## Aim of the exercise
Skip all pictures, then copy the lines from the start of the data through the line with "0, 0, 0, 0, 0];", keeping both ends.

## Stored data
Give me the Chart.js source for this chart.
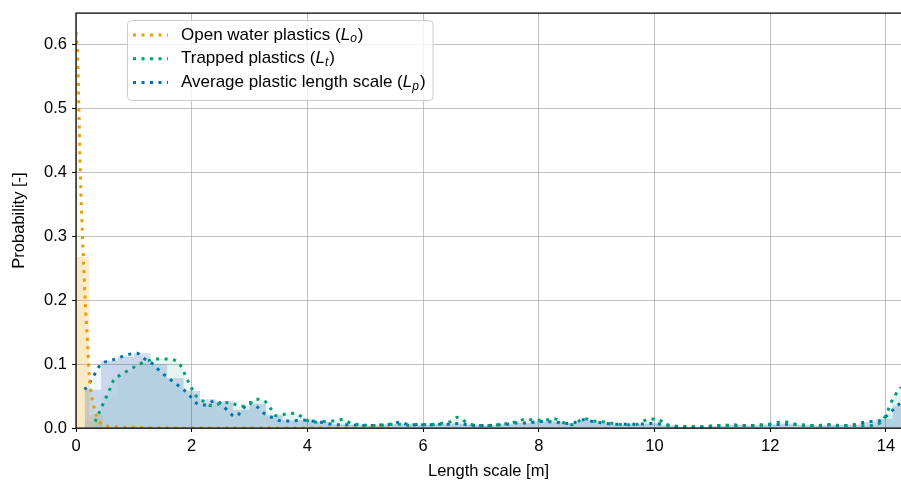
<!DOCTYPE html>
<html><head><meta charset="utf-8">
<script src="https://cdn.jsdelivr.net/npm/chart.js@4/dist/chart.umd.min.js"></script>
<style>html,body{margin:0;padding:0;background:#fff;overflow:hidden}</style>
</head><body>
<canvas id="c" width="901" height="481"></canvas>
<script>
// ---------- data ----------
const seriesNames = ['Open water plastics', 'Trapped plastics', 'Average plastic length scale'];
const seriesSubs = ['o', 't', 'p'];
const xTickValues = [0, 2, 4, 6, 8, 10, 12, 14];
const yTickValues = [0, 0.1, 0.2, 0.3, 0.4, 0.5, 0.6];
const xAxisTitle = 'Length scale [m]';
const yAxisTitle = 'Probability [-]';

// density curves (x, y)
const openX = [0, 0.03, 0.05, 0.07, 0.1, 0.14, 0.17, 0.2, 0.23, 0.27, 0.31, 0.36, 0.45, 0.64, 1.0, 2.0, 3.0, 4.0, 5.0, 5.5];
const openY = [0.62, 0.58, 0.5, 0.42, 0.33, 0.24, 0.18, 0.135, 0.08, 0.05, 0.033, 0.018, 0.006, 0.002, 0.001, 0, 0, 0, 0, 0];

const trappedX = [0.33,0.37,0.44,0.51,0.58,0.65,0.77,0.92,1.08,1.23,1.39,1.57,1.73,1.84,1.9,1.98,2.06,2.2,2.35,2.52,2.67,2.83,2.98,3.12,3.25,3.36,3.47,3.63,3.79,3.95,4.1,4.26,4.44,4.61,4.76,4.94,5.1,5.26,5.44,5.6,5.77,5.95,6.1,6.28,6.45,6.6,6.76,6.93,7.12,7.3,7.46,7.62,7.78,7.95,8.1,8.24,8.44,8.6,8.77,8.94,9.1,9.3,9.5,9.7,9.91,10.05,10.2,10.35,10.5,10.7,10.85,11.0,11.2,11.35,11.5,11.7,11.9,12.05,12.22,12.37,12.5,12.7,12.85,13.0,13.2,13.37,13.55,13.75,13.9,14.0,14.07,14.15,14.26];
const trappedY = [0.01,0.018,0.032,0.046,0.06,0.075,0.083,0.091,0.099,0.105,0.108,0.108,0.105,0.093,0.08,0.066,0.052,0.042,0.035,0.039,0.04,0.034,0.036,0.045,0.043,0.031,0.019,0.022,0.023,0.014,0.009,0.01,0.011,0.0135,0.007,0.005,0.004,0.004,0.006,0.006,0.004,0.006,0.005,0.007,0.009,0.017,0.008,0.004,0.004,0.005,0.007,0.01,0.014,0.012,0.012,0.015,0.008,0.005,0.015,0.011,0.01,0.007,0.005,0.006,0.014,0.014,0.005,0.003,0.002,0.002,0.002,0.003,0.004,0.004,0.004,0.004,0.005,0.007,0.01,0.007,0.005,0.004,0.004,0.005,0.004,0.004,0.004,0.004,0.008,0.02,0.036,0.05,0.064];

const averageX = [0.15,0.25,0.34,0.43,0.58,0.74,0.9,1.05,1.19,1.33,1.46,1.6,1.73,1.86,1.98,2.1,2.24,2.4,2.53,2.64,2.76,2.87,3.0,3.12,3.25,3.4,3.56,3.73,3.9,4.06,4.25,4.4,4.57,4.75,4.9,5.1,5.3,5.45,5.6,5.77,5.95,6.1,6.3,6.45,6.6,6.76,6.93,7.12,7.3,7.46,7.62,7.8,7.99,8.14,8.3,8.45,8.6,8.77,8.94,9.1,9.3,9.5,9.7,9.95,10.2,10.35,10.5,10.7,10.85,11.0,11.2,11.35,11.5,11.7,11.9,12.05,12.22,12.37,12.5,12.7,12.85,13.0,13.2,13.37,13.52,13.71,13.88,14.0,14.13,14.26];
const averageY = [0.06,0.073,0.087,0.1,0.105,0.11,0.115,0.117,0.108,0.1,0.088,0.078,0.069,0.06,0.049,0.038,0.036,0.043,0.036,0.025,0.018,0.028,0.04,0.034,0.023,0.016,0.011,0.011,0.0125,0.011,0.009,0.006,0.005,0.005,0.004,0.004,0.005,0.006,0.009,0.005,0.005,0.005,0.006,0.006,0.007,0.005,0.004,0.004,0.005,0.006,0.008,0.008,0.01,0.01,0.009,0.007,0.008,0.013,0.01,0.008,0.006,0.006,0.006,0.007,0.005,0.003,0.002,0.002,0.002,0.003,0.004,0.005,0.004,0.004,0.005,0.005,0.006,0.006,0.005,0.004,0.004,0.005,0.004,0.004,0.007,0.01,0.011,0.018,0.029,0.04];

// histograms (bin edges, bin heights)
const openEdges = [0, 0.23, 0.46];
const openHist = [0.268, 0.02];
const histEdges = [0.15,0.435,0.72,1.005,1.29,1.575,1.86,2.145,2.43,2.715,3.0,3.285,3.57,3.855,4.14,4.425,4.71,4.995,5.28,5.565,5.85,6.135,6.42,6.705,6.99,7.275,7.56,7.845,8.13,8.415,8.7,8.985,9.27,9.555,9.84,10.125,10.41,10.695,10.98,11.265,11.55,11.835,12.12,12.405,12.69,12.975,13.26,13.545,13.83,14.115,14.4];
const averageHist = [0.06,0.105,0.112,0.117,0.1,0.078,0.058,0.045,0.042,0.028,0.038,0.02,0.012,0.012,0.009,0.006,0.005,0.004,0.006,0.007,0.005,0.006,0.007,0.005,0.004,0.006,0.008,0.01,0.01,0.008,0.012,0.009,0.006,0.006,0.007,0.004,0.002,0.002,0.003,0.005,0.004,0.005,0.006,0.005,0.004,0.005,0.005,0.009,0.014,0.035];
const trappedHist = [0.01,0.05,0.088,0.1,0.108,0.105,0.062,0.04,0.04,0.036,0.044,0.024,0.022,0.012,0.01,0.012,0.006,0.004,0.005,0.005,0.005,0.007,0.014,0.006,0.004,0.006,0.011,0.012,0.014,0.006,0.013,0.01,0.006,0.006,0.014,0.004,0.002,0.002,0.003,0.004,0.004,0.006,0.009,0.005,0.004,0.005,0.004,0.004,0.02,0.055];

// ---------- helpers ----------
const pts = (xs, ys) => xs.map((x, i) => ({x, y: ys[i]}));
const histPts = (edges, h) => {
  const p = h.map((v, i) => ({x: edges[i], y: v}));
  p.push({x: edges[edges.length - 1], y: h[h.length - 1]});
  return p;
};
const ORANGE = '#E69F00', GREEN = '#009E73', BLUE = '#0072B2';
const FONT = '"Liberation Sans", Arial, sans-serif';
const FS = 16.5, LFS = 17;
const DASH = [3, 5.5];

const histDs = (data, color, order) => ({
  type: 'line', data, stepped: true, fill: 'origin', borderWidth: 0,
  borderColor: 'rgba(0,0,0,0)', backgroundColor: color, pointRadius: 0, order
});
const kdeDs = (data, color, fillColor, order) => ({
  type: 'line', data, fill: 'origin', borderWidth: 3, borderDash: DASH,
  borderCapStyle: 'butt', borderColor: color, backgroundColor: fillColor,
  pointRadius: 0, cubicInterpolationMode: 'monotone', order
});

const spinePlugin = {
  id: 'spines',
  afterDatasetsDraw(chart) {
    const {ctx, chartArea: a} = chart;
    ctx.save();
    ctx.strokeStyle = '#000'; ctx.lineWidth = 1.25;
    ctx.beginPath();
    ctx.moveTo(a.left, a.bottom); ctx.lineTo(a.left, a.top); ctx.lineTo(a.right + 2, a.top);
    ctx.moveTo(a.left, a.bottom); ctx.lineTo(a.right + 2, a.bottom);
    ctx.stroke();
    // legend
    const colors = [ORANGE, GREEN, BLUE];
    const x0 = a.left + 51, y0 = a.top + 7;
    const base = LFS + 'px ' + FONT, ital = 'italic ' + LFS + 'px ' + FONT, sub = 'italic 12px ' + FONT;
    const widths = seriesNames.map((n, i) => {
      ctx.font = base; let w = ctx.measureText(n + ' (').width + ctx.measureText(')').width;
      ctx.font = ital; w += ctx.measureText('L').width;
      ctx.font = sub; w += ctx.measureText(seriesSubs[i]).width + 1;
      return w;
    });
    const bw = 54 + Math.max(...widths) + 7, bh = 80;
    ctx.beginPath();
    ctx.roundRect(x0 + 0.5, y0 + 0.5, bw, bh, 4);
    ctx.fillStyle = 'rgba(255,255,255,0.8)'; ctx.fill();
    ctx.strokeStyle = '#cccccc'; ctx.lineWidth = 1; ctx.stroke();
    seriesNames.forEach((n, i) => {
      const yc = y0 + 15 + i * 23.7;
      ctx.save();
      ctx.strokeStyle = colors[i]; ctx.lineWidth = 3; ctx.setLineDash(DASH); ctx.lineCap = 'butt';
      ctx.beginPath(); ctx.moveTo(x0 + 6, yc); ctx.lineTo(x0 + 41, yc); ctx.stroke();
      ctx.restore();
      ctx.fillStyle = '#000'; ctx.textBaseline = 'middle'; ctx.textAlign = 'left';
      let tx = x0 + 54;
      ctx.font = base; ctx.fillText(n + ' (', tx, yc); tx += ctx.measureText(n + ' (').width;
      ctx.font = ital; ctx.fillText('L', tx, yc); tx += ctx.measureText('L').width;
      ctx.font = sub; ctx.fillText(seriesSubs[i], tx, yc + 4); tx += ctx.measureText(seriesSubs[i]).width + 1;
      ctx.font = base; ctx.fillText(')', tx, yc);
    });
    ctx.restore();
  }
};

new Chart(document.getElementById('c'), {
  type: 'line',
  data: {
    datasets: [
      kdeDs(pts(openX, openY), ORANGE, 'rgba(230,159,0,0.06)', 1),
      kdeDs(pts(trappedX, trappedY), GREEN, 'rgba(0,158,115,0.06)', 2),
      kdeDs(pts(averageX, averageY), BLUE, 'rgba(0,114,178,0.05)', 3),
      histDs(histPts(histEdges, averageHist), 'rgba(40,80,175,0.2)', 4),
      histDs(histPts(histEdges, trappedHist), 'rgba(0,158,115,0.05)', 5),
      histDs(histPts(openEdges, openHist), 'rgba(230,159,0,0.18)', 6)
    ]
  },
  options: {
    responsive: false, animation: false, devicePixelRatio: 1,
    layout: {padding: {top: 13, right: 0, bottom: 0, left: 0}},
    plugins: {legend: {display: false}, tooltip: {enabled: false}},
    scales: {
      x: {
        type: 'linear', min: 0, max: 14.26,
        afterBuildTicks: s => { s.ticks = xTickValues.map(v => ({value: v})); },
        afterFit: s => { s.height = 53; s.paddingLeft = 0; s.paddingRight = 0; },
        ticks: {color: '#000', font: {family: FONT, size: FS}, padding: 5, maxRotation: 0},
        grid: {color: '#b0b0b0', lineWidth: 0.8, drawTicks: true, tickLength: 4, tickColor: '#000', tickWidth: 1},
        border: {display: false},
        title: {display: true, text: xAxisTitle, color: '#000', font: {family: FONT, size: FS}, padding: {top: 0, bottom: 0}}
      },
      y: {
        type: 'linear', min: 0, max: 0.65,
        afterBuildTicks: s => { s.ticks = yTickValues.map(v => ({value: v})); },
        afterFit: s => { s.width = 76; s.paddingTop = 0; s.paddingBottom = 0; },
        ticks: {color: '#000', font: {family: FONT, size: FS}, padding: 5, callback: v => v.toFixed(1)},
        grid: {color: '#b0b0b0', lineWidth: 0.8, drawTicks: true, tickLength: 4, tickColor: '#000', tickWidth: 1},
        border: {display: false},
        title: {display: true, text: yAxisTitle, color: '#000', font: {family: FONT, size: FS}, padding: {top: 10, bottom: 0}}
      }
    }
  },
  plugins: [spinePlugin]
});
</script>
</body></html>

## Task response
Give me the Chart.js source for this chart.
<!DOCTYPE html>
<html><head><meta charset="utf-8">
<script src="https://cdn.jsdelivr.net/npm/chart.js@4/dist/chart.umd.min.js"></script>
<style>html,body{margin:0;padding:0;background:#fff;overflow:hidden}</style>
</head><body>
<canvas id="c" width="901" height="481"></canvas>
<script>
// ---------- data ----------
const seriesNames = ['Open water plastics', 'Trapped plastics', 'Average plastic length scale'];
const seriesSubs = ['o', 't', 'p'];
const xTickValues = [0, 2, 4, 6, 8, 10, 12, 14];
const yTickValues = [0, 0.1, 0.2, 0.3, 0.4, 0.5, 0.6];
const xAxisTitle = 'Length scale [m]';
const yAxisTitle = 'Probability [-]';

// density curves (x, y)
const openX = [0, 0.03, 0.05, 0.07, 0.1, 0.14, 0.17, 0.2, 0.23, 0.27, 0.31, 0.36, 0.45, 0.64, 1.0, 2.0, 3.0, 4.0, 5.0, 5.5];
const openY = [0.62, 0.58, 0.5, 0.42, 0.33, 0.24, 0.18, 0.135, 0.08, 0.05, 0.033, 0.018, 0.006, 0.002, 0.001, 0, 0, 0, 0, 0];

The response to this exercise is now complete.